On Capitol Hill, where skepticism over the technology is mounting, reaction was swift. House Homeland Security Committee Chairman Bennie Thompson said it was DHS’s “second major privacy breach this year.”

“We must ensure we are not expanding the use of biometrics at the expense of the privacy of the American public,” the Mississippi Democrat said in a statement.

In March, DHS’s inspector general announced that personal information from 2.3 million survivors of 2017 hurricanes and wildfires had been improperly released to a contractor by the Federal Emergency Management Agency, risking mass identity fraud and theft.

Mr. Laperruque said cynicism about the technology is “strongly bipartisan.”

Late last month lawmakers from the House Oversight and Government Reform Committee highlighted concerns regarding the technology’s ability to accurately identify faces, especially those of women and minorities. Withering critiques came from ideological opposites — committee Chairman Elijah E. Cummings, Maryland Democrat, and Rep. Mark Meadows, North Carolina Republican and Freedom Caucus chairman.

Mr. Cummings said “there’s a lot of agreement” among lawmakers about the need for regulation, while Mr. Meadows added that the technology “gets out of control.”





Doubts also are growing among state and local governments, where opponents say the technology could convert America into a surveillance state.

Last month, technology haven San Francisco became the nation’s first city to ban police and other agencies from using facial recognition programs.

City Supervisor Aaron Peskin, who pushed the move, called the tactics “psychologically unhealthy” for citizens.

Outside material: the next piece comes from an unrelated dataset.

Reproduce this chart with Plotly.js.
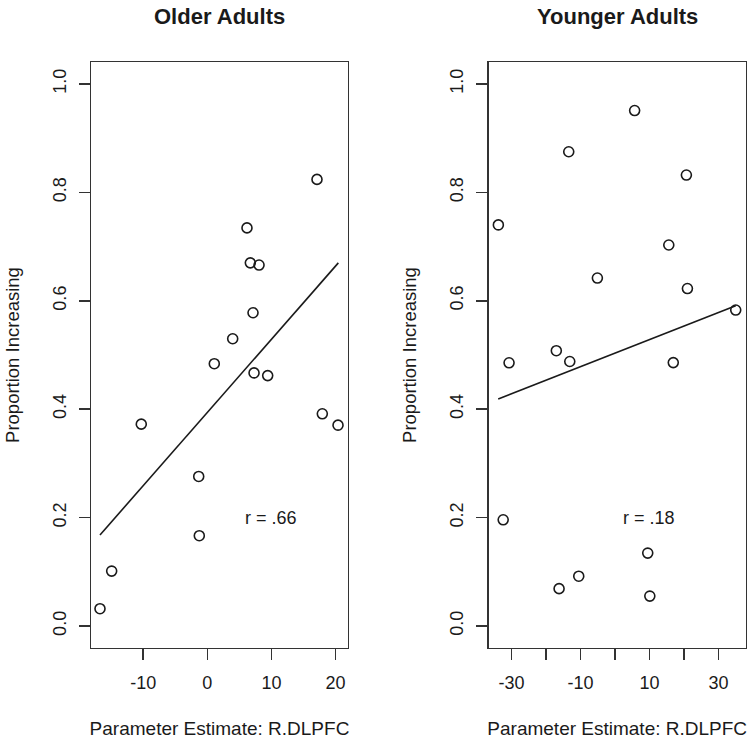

Meanwhile, California state lawmakers are considering blocking police officers across the state from using facial recognition programs on body cameras. Similar bans are under consideration in Oakland, California, and Somerville, Massachusetts.

Last week in New York, lawmakers on the State Assembly Education Committee approved a one-year moratorium on facial recognition systems in public schools, delaying plans for Lockport, a city near Niagara Falls, to become the nation’s first school district to adopt the technology.

The debate played out across New York media as the assemblywoman behind the moratorium, Monica Wallace, argued that Lockport didn’t want its “students to be used as guinea pigs for very new and untested technology.”

In an op-ed for The New York Times, city police Commissioner James O’Neill countered that facial recognition is reliable and urgently needed.

“It would be an injustice to the people we serve if we policed our 21st-century city without using 21st-century technology,” Mr. O’Neill wrote.